I’m back in Salt Lake, sitting in my favorite chair with my rainbow hued throw behind me and the radiator throwing off gentle heat, and I’m letting all the worries, hopes, and fears run through and over me like water through a sieve. The last couple weeks have been trying and traumatic, and I feel completely unprepared for my doctor’s appointment on Monday.
One of my worries is that I have too much scar tissue to do peritoneal dialysis, which means I would have to do hemodialysis until I get a kidney transplant. Peritoneal, or PD, is a type of dialysis in which a catheter is placed in my abdomen, and I fill up the cavity around my organs with dialysis solution.

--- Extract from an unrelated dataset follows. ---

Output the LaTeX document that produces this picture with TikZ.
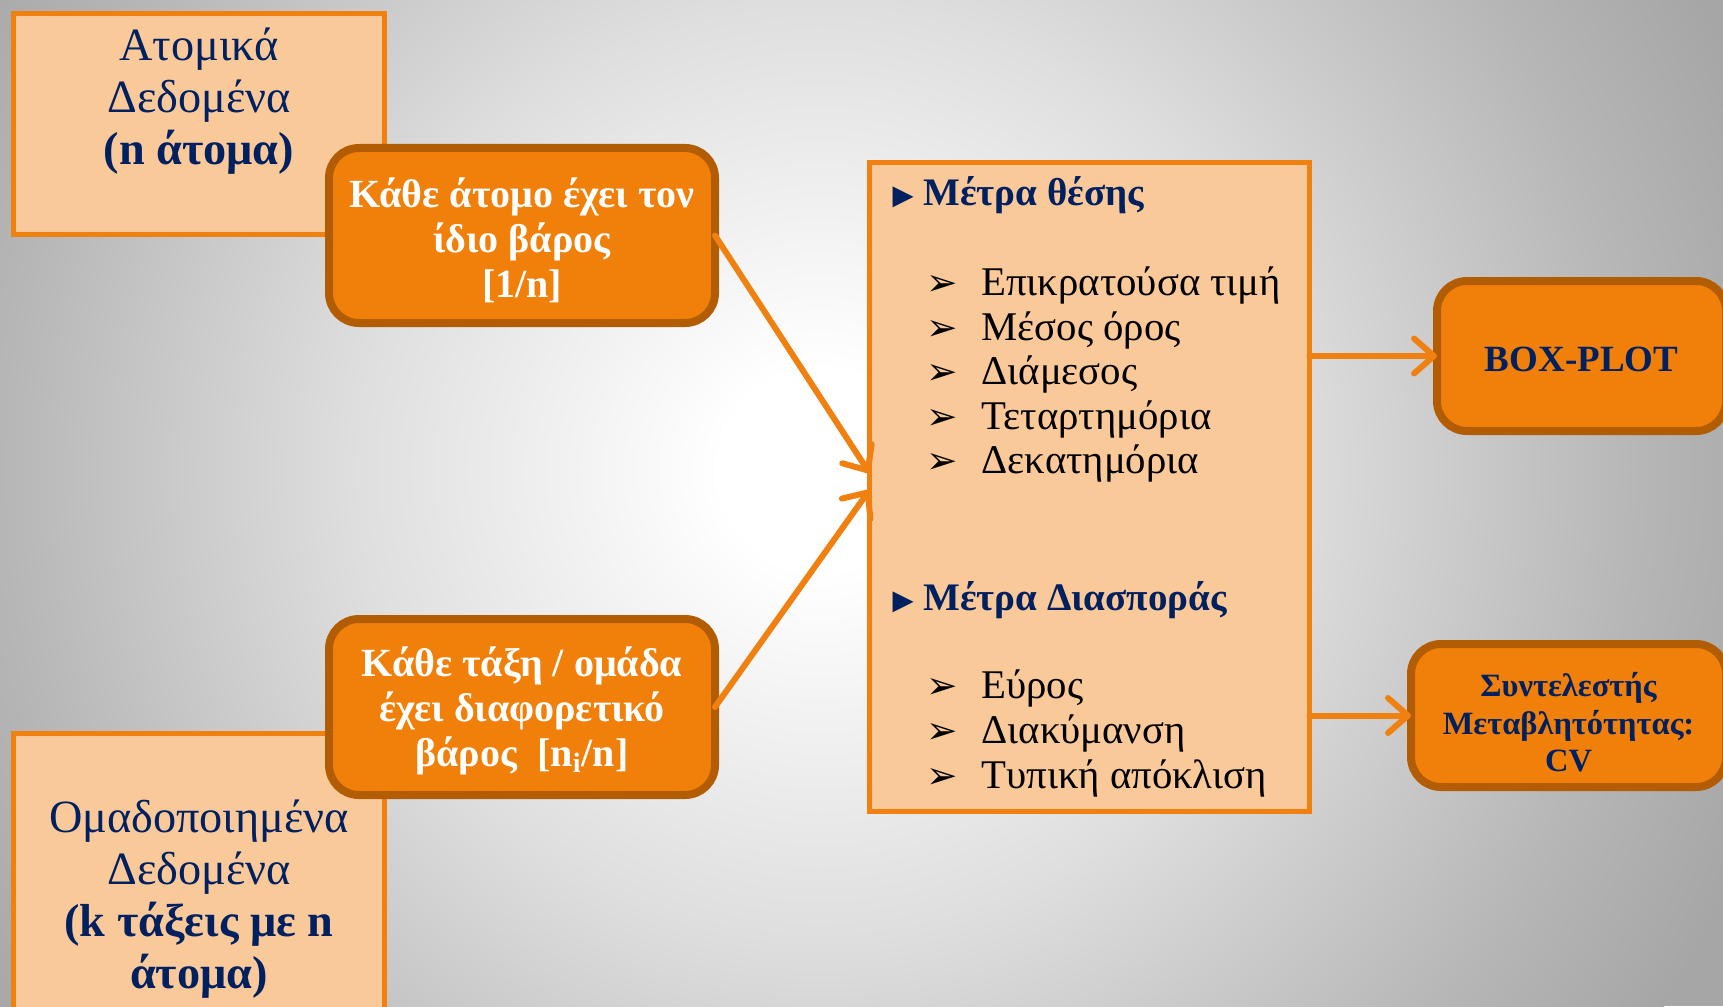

The solution then pulls the excess water and toxins out of my body through osmosis. I would get a machine that would run the exchanges at night while I slept. Hemodialysis entails the patient visiting a dialysis clinic three times a week where a machine cycles blood out of the body about a cup at a time, cleans it, and restores it. I’m sure everyone has different experiences, but for me hemodialysis is extremely rough, and I feel awful all the time. I tend to tolerate PD much better. Unfortunately, because I have had so many surgeries on my abdomen, the scar tissue may be too extensive to allow the PD catheter to be placed.
I am hoping that I might be able to forego the hemodialysis all together. Usually I go on it for just a couple of months while the PD catheter is healing. If my numbers are good enough, maybe my doctor will let me skip that step and just wait for the catheter to heal. I have no idea how realistic this suggestion is, but it makes me happy just to imagine the possibility that this particular bout with IGA might take place without ever having to get the hemo catheter put in my shoulder.
I think my greatest fear is that I’m not going to be able to be who I need to be to get through this successfully. I feel so inadequate. I wanted my house to be completely organized before I started this, so that my OCD wouldn’t torture me so much, but I don’t see how it’s going to happen. I wanted to be able to finish up all the projects hanging over my head so that I could just relax and concentrate on getting well, but I’m so tired. I want to be who everyone thinks I am and wants me to be, but I feel so overwhelmed sometimes. Lately I especially feel like I’ve been letting people down because I’ve been trying so hard to make everyone happy. I’m also cranky, irritable, weak, and hyper-emotional. I know that I am a strong woman, but sometimes I just want to crawl into a corner and weep. I want to cry because at times I feel so lonely, isolated by my illness, by the way it feels when your body is dying by degrees. I want to cry out of sheer exhaustion and weakness. I want to cry for the dreams I’ve had to put off, again, especially that little baby about whom it is becoming almost too painful to dream anymore.
There are other things worrying me, and other things I’m hoping for, but as I let myself sit and be free to think about the worst and best case scenarios, the above is what comes to me most strongly. At the end of all this stream of consciousness thought-flow, like the sieve, I’m feeling empty and yet still wet through. I’m not sure if these kinds of ponderings are really helpful or not, but I feel better for having looked my fears and hopes in the face, instead of letting them lurk half-seen at the corners of my mind. Once I am aware of what I truly want and what I honestly dread, I can come to terms with how I will feel if they come to pass or not. Regardless, I feel more at peace with what I want to talk to my doctor about on Monday, and what I will work harder on trying to accomplish in these last few days before starting dialysis.
Chris,
I remember the first time you had the catheter put in your shoulder. You told me it was the most painful thing you had ever gone through. I have never forgotten that conversation, thinking you were the bravest, most powerful friend I have. What I have gone through physically doesn’t even come close to what you have experienced, but I have found that when you feel completely useless and so emotional you can’t seem to go on, that’s when the Savior sends people into your life to hold you up and keep you going. I am praying for you every day. You are my hero! I love you and know that things will get better eventually.
Unfortunately, that catheter placement is nowhere near the top of my list anymore, but, as with most things that push us beyond our limits, my capacity to handle those types of things is greater also. But don’t tell yourself I’ve been through more than you; we all have tailor-made struggles, and I admire how much strength and cheerfulness you’ve shown throughout your own trials. There have been many, many times the things you’ve said to me or someone else have helped me through a rough day, including the comment above. Thanks, Meg, for both your previous and present compassion.
Chris: Your eloquent writings since grade school have brought tears of joy and tears of sadness to my eyes and to my heart. There is a special little place for you in my heart. I’m picturing a bright light shining through the Shadowlace warming you immensely allowing that all too familiar laugh to escape. Oh yeah!!
Thanks, Gma. I love you, and I’m so grateful for your support.